» Problem to work on
Extract word for word the lines of the listing from its start to the line holding "import * as", both ends kept; pictures are not part of the copy.

╭──

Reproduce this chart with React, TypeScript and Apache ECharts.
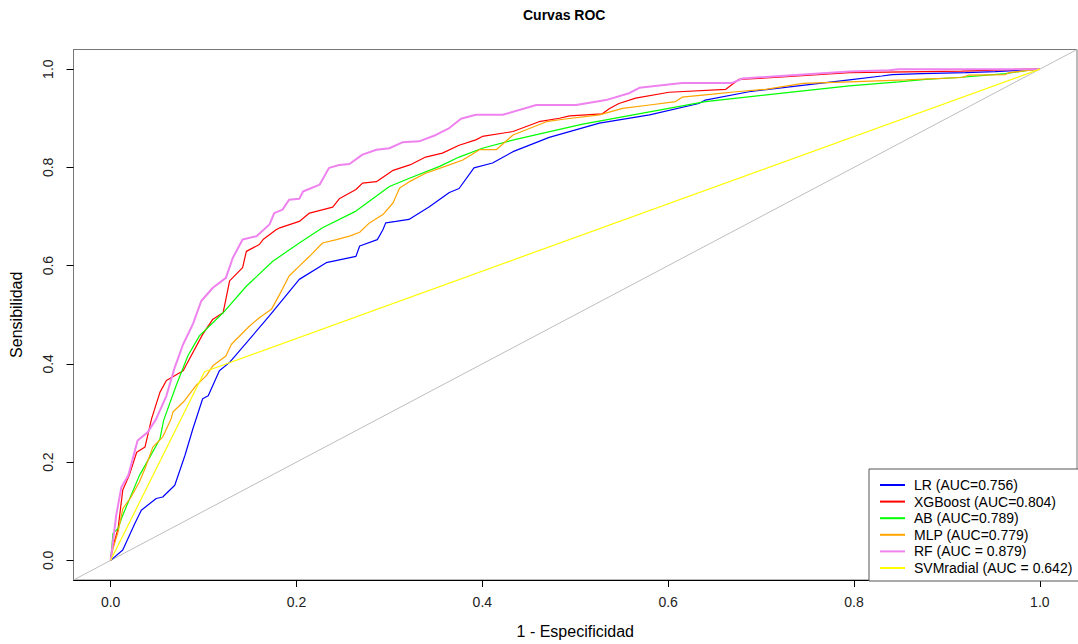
import React, { useEffect, useRef } from "react";
import * as echarts from "echarts";

const tickValues = [0, 0.2, 0.4, 0.6, 0.8, 1.0];
const tickLabels = ["0.0", "0.2", "0.4", "0.6", "0.8", "1.0"];

const modelNames = [
  "LR (AUC=0.756)",
  "XGBoost (AUC=0.804)",
  "AB (AUC=0.789)",
  "MLP (AUC=0.779)",
  "RF (AUC = 0.879)",
  "SVMradial (AUC = 0.642)",
];
const modelColors = ["#0000FF", "#FF0000", "#00FF00", "#FFA500", "#EE82EE", "#FFFF00"];

// [1 - specificity, sensitivity]
const lrRoc: number[][] = [
  [0, 0], [0.013, 0.021], [0.026, 0.075], [0.033, 0.102], [0.049, 0.126], [0.056, 0.129],
  [0.069, 0.153], [0.08, 0.214], [0.0885, 0.268], [0.099, 0.329], [0.105, 0.335], [0.117, 0.386],
  [0.128, 0.403], [0.171, 0.498], [0.203, 0.572], [0.232, 0.606], [0.264, 0.619], [0.268, 0.64],
  [0.287, 0.653], [0.293, 0.673], [0.296, 0.687], [0.307, 0.69], [0.321, 0.694], [0.343, 0.72],
  [0.3645, 0.749], [0.375, 0.757], [0.391, 0.799], [0.411, 0.809], [0.433, 0.832], [0.472, 0.861],
  [0.526, 0.89], [0.58, 0.907], [0.633, 0.93], [0.64, 0.937], [0.687, 0.954], [0.795, 0.978],
  [0.83, 0.986], [0.841, 0.989], [0.873, 0.991], [0.92, 0.993], [0.952, 0.995], [1, 1],
];
const xgbRoc: number[][] = [
  [0, 0], [0.001, 0.018], [0.008, 0.065], [0.013, 0.143], [0.02, 0.173], [0.028, 0.22],
  [0.037, 0.231], [0.044, 0.288], [0.053, 0.342], [0.06, 0.366], [0.078, 0.386], [0.099, 0.46],
  [0.11, 0.491], [0.121, 0.504], [0.128, 0.569], [0.142, 0.596], [0.146, 0.629], [0.16, 0.643],
  [0.164, 0.653], [0.178, 0.673], [0.182, 0.677], [0.203, 0.69], [0.214, 0.707], [0.239, 0.719],
  [0.246, 0.736], [0.264, 0.755], [0.271, 0.768], [0.286, 0.771], [0.304, 0.794], [0.322, 0.805],
  [0.339, 0.821], [0.357, 0.829], [0.375, 0.845], [0.393, 0.856], [0.4, 0.863], [0.433, 0.873],
  [0.461, 0.893], [0.483, 0.9], [0.494, 0.905], [0.529, 0.909], [0.537, 0.92], [0.547, 0.93],
  [0.565, 0.941], [0.601, 0.953], [0.662, 0.959], [0.676, 0.979], [0.723, 0.984], [0.795, 0.993],
  [0.916, 0.996], [0.985, 1.0], [1, 1],
];
const abRoc: number[][] = [
  [0, 0], [0.0025, 0.055], [0.008, 0.065], [0.013, 0.092], [0.031, 0.173], [0.04, 0.203],
  [0.053, 0.247], [0.057, 0.285], [0.0705, 0.356], [0.083, 0.416], [0.0955, 0.457], [0.121, 0.504],
  [0.146, 0.558], [0.1745, 0.609], [0.203, 0.646], [0.228, 0.677], [0.264, 0.711], [0.3, 0.761],
  [0.3215, 0.778], [0.354, 0.802], [0.375, 0.821], [0.4, 0.839], [0.436, 0.857], [0.508, 0.888],
  [0.58, 0.913], [0.64, 0.934], [0.723, 0.951], [0.795, 0.966], [0.848, 0.974], [0.877, 0.979],
  [0.913, 0.983], [0.963, 0.991], [0.985, 0.997], [1, 1],
];
const mlpRoc: number[][] = [
  [0, 0], [0.0025, 0.024], [0.008, 0.058], [0.013, 0.105], [0.022, 0.129], [0.031, 0.16],
  [0.037, 0.187], [0.0455, 0.231], [0.056, 0.251], [0.065, 0.288], [0.067, 0.302], [0.0795, 0.325],
  [0.092, 0.356], [0.103, 0.376], [0.11, 0.396], [0.124, 0.416], [0.13, 0.44], [0.1495, 0.477],
  [0.16, 0.494], [0.173, 0.511], [0.182, 0.542], [0.192, 0.579], [0.203, 0.599], [0.214, 0.619],
  [0.228, 0.646], [0.243, 0.653], [0.257, 0.66], [0.268, 0.668], [0.2785, 0.687], [0.293, 0.704],
  [0.304, 0.728], [0.311, 0.758], [0.3215, 0.771], [0.339, 0.788], [0.3645, 0.805], [0.379, 0.815],
  [0.397, 0.836], [0.415, 0.836], [0.433, 0.866], [0.469, 0.893], [0.487, 0.898], [0.526, 0.907],
  [0.551, 0.92], [0.58, 0.927], [0.608, 0.934], [0.615, 0.943], [0.648, 0.949], [0.673, 0.954],
  [0.705, 0.959], [0.745, 0.971], [0.795, 0.974], [0.856, 0.978], [0.916, 0.983], [0.924, 0.988],
  [0.963, 0.989], [0.967, 0.993], [0.985, 0.997], [1, 1],
];
const rfRoc: number[][] = [
  [0, 0], [0.006, 0.092], [0.0115, 0.149], [0.019, 0.173], [0.029, 0.244], [0.04, 0.261],
  [0.049, 0.288], [0.06, 0.335], [0.069, 0.393], [0.078, 0.44], [0.0885, 0.481], [0.0975, 0.528],
  [0.11, 0.555], [0.124, 0.575], [0.1315, 0.616], [0.142, 0.653], [0.157, 0.66], [0.171, 0.684],
  [0.176, 0.707], [0.185, 0.714], [0.192, 0.734], [0.203, 0.736], [0.207, 0.751], [0.225, 0.765],
  [0.235, 0.799], [0.246, 0.805], [0.257, 0.807], [0.271, 0.826], [0.286, 0.836], [0.3, 0.839],
  [0.314, 0.851], [0.332, 0.853], [0.35, 0.866], [0.3645, 0.88], [0.377, 0.899], [0.393, 0.907],
  [0.422, 0.907], [0.458, 0.927], [0.501, 0.927], [0.533, 0.937], [0.558, 0.951], [0.569, 0.962],
  [0.615, 0.972], [0.669, 0.972], [0.68, 0.981], [0.795, 0.995], [0.838, 0.998], [0.848, 1.0],
  [1, 1],
];
const svmRoc: number[][] = [
  [0, 0], [0.101, 0.384], [1, 1],
];
const chanceLine: number[][] = [
  [-0.04, -0.04], [1.04, 1.04],
];

const modelData = [lrRoc, xgbRoc, abRoc, mlpRoc, rfRoc, svmRoc];
const modelWidths = [1.2, 1.2, 1.2, 1.2, 2, 1.2];

const FONT = "'Liberation Sans', Arial, sans-serif";

export default function App() {
  const ref = useRef<HTMLDivElement>(null);

  useEffect(() => {
    document.body.style.margin = "0";
    const chart = echarts.init(ref.current!, null, { renderer: "svg" });

    const series: any[] = [
      {
        name: "chance",
        type: "line",
        data: chanceLine,
        showSymbol: false,
        symbol: "none",
        silent: true,
        lineStyle: { color: "#BEBEBE", width: 1 },
        z: 1,
      },
      ...modelNames.map((name, i) => ({
        name,
        type: "line",
        data: modelData[i],
        showSymbol: false,
        symbol: "none",
        silent: true,
        itemStyle: { color: modelColors[i] },
        lineStyle: { color: modelColors[i], width: modelWidths[i] },
        z: 2 + i,
      })),
    ];

    chart.setOption({
      animation: false,
      textStyle: { fontFamily: FONT },
      title: {
        text: "Curvas ROC",
        left: 523,
        top: 8,
        padding: 0,
        textStyle: { fontFamily: FONT, fontSize: 14, fontWeight: "bold", color: "#000" },
      },
      grid: {
        left: 73.5,
        right: 1,
        top: 49.5,
        bottom: 62,
        show: true,
        borderColor: "#777",
        borderWidth: 1,
        backgroundColor: "transparent",
      },
      legend: {
        data: modelNames,
        orient: "vertical",
        left: 869,
        top: 469,
        padding: [9, 60, 6, 11],
        backgroundColor: "#fff",
        borderColor: "#555",
        borderWidth: 1,
        borderRadius: 0,
        itemWidth: 25,
        itemHeight: 2,
        itemGap: 2.6,
        icon: "rect",
        selectedMode: false,
        textStyle: { fontFamily: FONT, fontSize: 14, color: "#000", lineHeight: 14, padding: [0, 0, 0, 4] },
        z: 10,
      },
      xAxis: {
        type: "value",
        min: -0.04,
        max: 1.04,
        name: "1 - Especificidad",
        nameLocation: "middle",
        nameGap: 43,
        nameTextStyle: { fontFamily: FONT, fontSize: 16, color: "#000" },
        splitLine: { show: false },
        axisLine: { show: true, onZero: false, lineStyle: { color: "#000", width: 1 } },
        axisTick: { show: true, customValues: tickValues, length: 7, lineStyle: { color: "#000" } },
        axisLabel: {
          customValues: tickValues,
          formatter: (v: number) => tickLabels[tickValues.findIndex((t) => Math.abs(t - v) < 1e-9)] ?? "",
          fontFamily: FONT,
          fontSize: 14,
          color: "#222",
          margin: 15,
        },
      },
      yAxis: {
        type: "value",
        min: -0.04,
        max: 1.04,
        name: "Sensibilidad",
        nameLocation: "middle",
        nameGap: 49,
        nameTextStyle: { fontFamily: FONT, fontSize: 16, color: "#000" },
        splitLine: { show: false },
        axisLine: { show: true, onZero: false, lineStyle: { color: "#777", width: 1 } },
        axisTick: { show: true, customValues: tickValues, length: 7, lineStyle: { color: "#000" } },
        axisLabel: {
          customValues: tickValues,
          formatter: (v: number) => tickLabels[tickValues.findIndex((t) => Math.abs(t - v) < 1e-9)] ?? "",
          fontFamily: FONT,
          fontSize: 14,
          color: "#222",
          rotate: 90,
          margin: 19,
        },
      },
      series,
    });

    return () => chart.dispose();
  }, []);

  return <div ref={ref} style={{ width: 1078, height: 644, background: "#fff" }} />;
}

╰──

» Task solution
Reproduce this chart with React, TypeScript and Apache ECharts.
import React, { useEffect, useRef } from "react";
import * as echarts from "echarts";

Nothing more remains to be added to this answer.